NEWS


August 29th, 2011

Remembering Arsenio

VENTURA DE JESÚS

GÜIRA DE MACURIJES, Matanzas.— Musicians and audiences gathered in the town of Güira de Macurijes, in the central province of Matanzas to honor Cuban music legend Arsenio Rodriguez.

The celebrations include a tribute concert with the participation of Pancho Amat who said that honoring Arsenio Rodríguez was honoring Cuban culture. Audiences coming to participate in the tribute showed their respect and admiration for Arsenio at the tribute paid to him in his hometown.

PANCHO AMAT paid tribute to the tres guitar player who has always inspired him.

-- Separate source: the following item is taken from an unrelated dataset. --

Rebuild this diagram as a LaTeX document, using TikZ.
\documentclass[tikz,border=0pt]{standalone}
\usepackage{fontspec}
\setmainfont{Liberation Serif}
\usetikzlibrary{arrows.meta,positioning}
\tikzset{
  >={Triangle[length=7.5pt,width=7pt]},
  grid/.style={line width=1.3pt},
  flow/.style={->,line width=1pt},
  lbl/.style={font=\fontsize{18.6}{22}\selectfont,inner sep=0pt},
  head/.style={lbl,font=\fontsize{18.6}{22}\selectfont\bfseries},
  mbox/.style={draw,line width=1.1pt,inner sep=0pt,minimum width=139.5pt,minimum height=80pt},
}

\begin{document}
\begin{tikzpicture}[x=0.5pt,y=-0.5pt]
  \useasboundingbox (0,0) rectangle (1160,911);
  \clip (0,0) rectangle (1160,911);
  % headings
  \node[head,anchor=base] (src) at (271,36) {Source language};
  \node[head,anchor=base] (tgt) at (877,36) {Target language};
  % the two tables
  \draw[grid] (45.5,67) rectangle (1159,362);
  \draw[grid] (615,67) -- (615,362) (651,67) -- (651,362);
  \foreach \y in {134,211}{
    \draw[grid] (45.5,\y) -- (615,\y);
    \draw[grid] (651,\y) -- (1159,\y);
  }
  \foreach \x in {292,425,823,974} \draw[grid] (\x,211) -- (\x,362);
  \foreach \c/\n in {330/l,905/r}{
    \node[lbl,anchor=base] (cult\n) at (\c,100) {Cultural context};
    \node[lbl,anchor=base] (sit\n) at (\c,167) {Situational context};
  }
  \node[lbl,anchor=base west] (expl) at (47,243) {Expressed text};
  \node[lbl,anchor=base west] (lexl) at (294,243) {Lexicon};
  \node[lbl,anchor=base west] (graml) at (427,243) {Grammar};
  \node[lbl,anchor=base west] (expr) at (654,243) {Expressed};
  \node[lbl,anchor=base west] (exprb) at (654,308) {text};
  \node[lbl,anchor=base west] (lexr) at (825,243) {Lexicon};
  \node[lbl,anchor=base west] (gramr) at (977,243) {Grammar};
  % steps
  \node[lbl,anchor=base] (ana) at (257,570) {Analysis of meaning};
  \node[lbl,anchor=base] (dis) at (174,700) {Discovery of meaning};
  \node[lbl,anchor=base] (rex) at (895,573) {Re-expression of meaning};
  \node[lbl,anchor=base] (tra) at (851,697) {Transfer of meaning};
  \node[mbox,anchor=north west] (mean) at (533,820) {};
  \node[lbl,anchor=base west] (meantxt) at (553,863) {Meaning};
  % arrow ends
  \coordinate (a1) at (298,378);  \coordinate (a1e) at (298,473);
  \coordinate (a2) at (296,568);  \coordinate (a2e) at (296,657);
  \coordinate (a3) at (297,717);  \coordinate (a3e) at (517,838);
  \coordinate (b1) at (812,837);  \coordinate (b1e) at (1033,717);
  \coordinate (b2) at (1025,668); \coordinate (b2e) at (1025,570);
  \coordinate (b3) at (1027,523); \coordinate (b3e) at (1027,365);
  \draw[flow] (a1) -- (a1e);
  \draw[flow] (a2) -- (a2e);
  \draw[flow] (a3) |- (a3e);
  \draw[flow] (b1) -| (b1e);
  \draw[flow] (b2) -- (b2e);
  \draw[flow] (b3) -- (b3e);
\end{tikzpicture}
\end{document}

One of the most anticipated moments of the tribute was the unveiling of a plaque at Arsenio’s birth place and early childhood home. At the ceremony, the historian of the Pedro Betancourt municipality, where the town is located, Julián Álvarez López, and musician and president of the National Association of Cuban Artists and Writers in Matanzas Alberto García, spoke about the contributions of this talented tres guitar player, who set a new style of execution of the instrument, set the bases for mambo and is considered one of the creators of the salsa.

Locals also appreciated the performance by Pancho Amat and his band Cabildo del Son, and the Arsenio Rodriguez band –which reformed in 1998. "Arsenio is still alive among Cuban musicians," said José Dumé Montero, bandleader.

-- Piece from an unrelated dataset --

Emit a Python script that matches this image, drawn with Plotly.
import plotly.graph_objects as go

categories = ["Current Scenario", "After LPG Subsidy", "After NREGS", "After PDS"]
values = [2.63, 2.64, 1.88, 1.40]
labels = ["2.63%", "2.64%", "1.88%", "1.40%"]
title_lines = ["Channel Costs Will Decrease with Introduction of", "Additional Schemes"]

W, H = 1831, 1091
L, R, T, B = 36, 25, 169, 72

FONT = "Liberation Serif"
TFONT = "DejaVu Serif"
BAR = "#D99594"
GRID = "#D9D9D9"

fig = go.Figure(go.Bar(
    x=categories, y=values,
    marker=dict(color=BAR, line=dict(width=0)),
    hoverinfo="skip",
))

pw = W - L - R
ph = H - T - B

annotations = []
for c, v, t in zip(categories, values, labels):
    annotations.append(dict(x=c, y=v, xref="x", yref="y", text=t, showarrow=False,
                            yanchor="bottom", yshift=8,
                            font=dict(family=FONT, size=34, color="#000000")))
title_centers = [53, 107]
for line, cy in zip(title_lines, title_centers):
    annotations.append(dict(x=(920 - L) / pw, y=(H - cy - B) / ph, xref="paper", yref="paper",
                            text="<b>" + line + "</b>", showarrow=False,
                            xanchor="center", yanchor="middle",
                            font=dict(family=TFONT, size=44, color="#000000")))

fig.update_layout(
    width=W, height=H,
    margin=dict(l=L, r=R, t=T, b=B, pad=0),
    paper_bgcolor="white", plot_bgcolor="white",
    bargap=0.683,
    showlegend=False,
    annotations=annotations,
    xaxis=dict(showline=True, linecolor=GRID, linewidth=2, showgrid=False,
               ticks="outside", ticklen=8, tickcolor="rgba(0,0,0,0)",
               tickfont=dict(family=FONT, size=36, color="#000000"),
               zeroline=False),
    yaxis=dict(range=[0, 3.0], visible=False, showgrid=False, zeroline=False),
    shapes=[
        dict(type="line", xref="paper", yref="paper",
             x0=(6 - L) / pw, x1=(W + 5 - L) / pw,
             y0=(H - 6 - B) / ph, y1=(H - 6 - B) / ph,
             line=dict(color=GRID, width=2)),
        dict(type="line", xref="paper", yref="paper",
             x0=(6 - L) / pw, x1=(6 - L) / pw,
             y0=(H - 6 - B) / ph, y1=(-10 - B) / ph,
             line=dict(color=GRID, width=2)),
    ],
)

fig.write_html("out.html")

Arsenio Rodríguez (born Ignacio Arsenio Travieso Scull, Gúira de Macurijes, 31 August 1911 – Los Angeles, 31 December 1970) was a Cuban musician who played the tres (Cuban guitar), reorganized the conjunto and developed the son montuno, and other Afro-Cuban rhythms in the 1940s and 50s. He claimed to be the true creator of the mambo, and was an important and prolific composer who wrote nearly two hundred song lyrics. He was left blind when he was a child after a mule –or a horse, kicked him on the head. His music emphasized Afro-Cuban rhythm as well as the melodic lead of the tres, which he played. His talent and the fact that he was blind earned him the nickname el ciego maravilloso (the wonderful blind man).